MICA:  founded in 1826, The Maryland Institute College of Art is the nation’s oldest continually functioning college of art, with a current enrollment of more than 1500 undergraduates and 200 graduate students.  Programs of study include animation and film arts.

Event

A screening of the documentary, with commentary by the filmmakers

Thursday, 23 September 2010, 7:00 p.m.

Falvey Hall, Brown Center

MICA, Baltimore, Maryland

free and open to the public

Context

Congratulating ourselves for finding on-street parking, husband Kit and I arrived early at the architectural showpiece that is the Brown Center on the campus of Maryland Institute College of Art.  A few meters from bustling West Mt. Royal Avenue, in the Cohen Plaza, members of the MICA community sat at outdoor tables, sipping beverages and talking with the intensity of artists everywhere.  A toddler and a dog provided comic relief.  The toddler fed the dog; the dog gobbled the food.  Adults intervened fitfully and futilely or stepped around the smaller beings, busy with their own performance magic.
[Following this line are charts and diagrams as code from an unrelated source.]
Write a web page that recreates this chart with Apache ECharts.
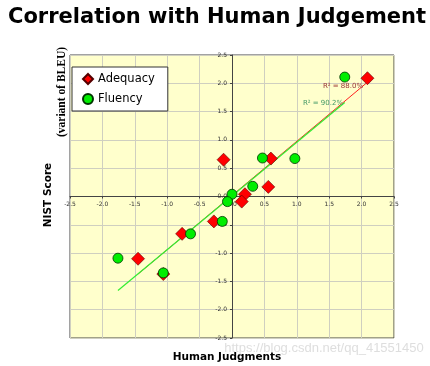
<!DOCTYPE html>
<html><head><meta charset="utf-8">
<script src="https://cdn.jsdelivr.net/npm/echarts@6/dist/echarts.min.js"></script>
<style>html,body{margin:0;padding:0;background:#fff}#c{width:430px;height:366px}</style>
</head><body><div id="c"></div>
<script>
const adequacyX = [2.09, -0.13, 0.60, 0.56, 0.20, 0.15, -0.28, -0.77, -1.45, -1.06];
const adequacyY = [2.09, 0.65, 0.67, 0.17, 0.04, -0.09, -0.44, -0.66, -1.10, -1.37];
const fluencyX = [1.74, 0.47, 0.97, 0.32, 0.00, -0.07, -0.15, -0.64, -1.76, -1.06];
const fluencyY = [2.11, 0.68, 0.67, 0.18, 0.04, -0.09, -0.44, -0.66, -1.09, -1.35];
const adequacyFitX = [-1.45, 2.07];
const adequacyFitY = [-1.37, 2.00];
const fluencyFitX = [-1.76, 1.74];
const fluencyFitY = [-1.66, 1.66];
const axisTicks = [-2.5, 2.5, 0.5];
const seriesNames = ['Adequacy', 'Fluency'];
const r2Labels = ['R\u00b2 = 88.0%', 'R\u00b2 = 90.2%'];

const zip = (a, b) => a.map((v, i) => [v, b[i]]);
const chart = echarts.init(document.getElementById('c'));
const G = { left: 70, right: 36, top: 55, bottom: 28 };
const gw = 430 - G.left - G.right, gh = 366 - G.top - G.bottom;
const axisCommon = {
  type: 'value', min: axisTicks[0], max: axisTicks[1], interval: axisTicks[2],
  axisLine: { show: true, onZero: false, lineStyle: { color: '#444', width: 1 } },
  axisTick: { show: true, length: 2, lineStyle: { color: '#444' } },
  axisLabel: { fontSize: 6, color: '#333', fontFamily: 'DejaVu Sans', margin: 5, formatter: v => v.toFixed(1) },
  splitLine: { show: true, lineStyle: { color: '#cfcfc0', width: 1 } }
};
chart.setOption({
  animation: false,
  grid: Object.assign({ show: true, backgroundColor: '#ffffcc', borderColor: '#444', borderWidth: 1 }, G),
  xAxis: Object.assign({}, axisCommon, { position: 'bottom', offset: -gh / 2 }),
  yAxis: Object.assign({}, axisCommon, { position: 'left', offset: -gw / 2 }),
  legend: {
    data: [{ name: seriesNames[0], icon: 'diamond' }, { name: seriesNames[1], icon: 'circle' }],
    orient: 'vertical', left: 72, top: 67,
    backgroundColor: '#fff', borderColor: '#333', borderWidth: 1,
    padding: [6, 13, 6, 10], itemGap: 8, itemWidth: 10, itemHeight: 10,
    textStyle: { fontSize: 11.5, fontFamily: 'DejaVu Sans', color: '#000' }
  },
  graphic: [
    { type: 'text', left: 8, top: 7, style: { text: 'Correlation with Human Judgement', font: 'bold 21px "DejaVu Sans"', fill: '#000' } },
    { type: 'text', x: 227, y: 357, style: { text: 'Human Judgments', font: 'bold 10.5px "DejaVu Sans"', fill: '#000', align: 'center', verticalAlign: 'middle' } },
    { type: 'text', x: 48, y: 195, rotation: Math.PI / 2, style: { text: 'NIST Score', font: 'bold 10.5px "DejaVu Sans"', fill: '#000', align: 'center', verticalAlign: 'middle' } },
    { type: 'text', x: 62, y: 92, rotation: Math.PI / 2, style: { text: '(variant of BLEU)', font: 'bold 11.5px "Liberation Serif"', fill: '#000', align: 'center', verticalAlign: 'middle' } },
    { type: 'text', x: 343, y: 86, z: 50, style: { text: r2Labels[0], font: '7px "DejaVu Sans"', fill: '#993333', align: 'center', verticalAlign: 'middle' } },
    { type: 'text', x: 323, y: 103, z: 50, style: { text: r2Labels[1], font: '7px "DejaVu Sans"', fill: '#449966', align: 'center', verticalAlign: 'middle' } },
    { type: 'text', x: 324, y: 348, z: 100, style: { text: 'https://blog.csdn.net/qq_41551450', font: '13px "Liberation Sans Narrow", "Liberation Sans"', fill: 'rgba(200,200,200,0.6)', align: 'center', verticalAlign: 'middle' } }
  ],
  series: [
    { name: 'fitA', type: 'line', data: zip(adequacyFitX, adequacyFitY), symbol: 'none', lineStyle: { color: '#ff2020', width: 1 }, z: 2,
      markLine: { silent: true, symbol: 'none', label: { show: false }, lineStyle: { color: '#444', width: 1, type: 'solid' }, data: [{ xAxis: 0 }] } },
    { name: 'fitF', type: 'line', data: zip(fluencyFitX, fluencyFitY), symbol: 'none', lineStyle: { color: '#33ee33', width: 1.2 }, z: 3 },
    { name: seriesNames[0], type: 'scatter', data: zip(adequacyX, adequacyY), symbol: 'diamond', symbolSize: 13, itemStyle: { color: '#ff0000', borderColor: '#550000', borderWidth: 0.6, opacity: 1 }, z: 4 },
    { name: seriesNames[1], type: 'scatter', data: zip(fluencyX, fluencyY), symbol: 'circle', symbolSize: 10, itemStyle: { color: '#00ee00', borderColor: '#003300', borderWidth: 0.8, opacity: 1 }, z: 5 }
  ]
});
</script></body></html>
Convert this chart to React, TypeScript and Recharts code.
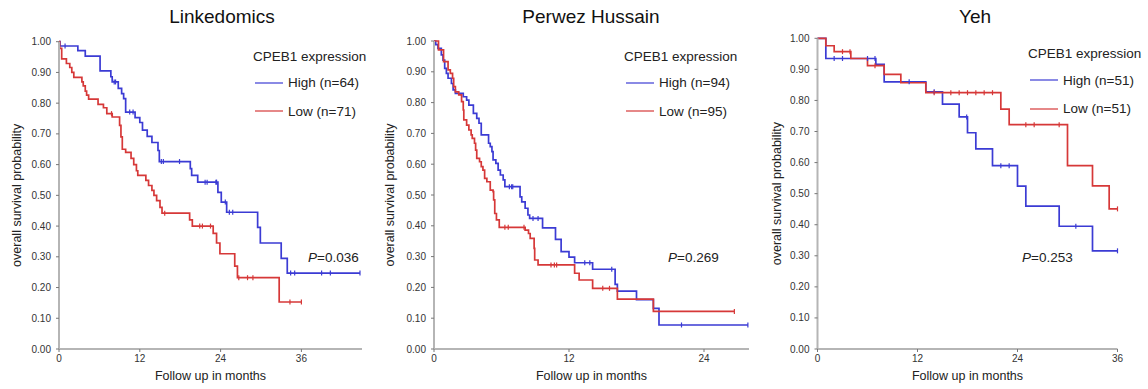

We wandered into the Fox Building, which adjoins the Brown Center in a feat of conceptual construction.  The Decker Gallery to our left was showing a faculty exhibit.  I glanced at my watch.  Seven minutes.  Kit would take in most of the gallery; I could view one work of art.  I allowed myself to be pulled across the room and around a corner.  There it was:  “Wim Wenders,” a brooding electro-cinemagraph by Christopher Saah (MFA, 2006), Adjunct Professor of Photography.  I could spend a lifetime inhabiting that odd landscape.

Six minutes later, Kit pulled me through the Doris Cafe, where shaggy undergraduates served vegetarian specials and chilled bottles of Snapple.  On we went, through the door connecting Fox with Brown, and down the main staircase to Falvey Hall.  Descending the staircase in Brown is a lot like entering the Louvre through the glass pyramid:  overhead is all light and air, but below lies concrete possibility.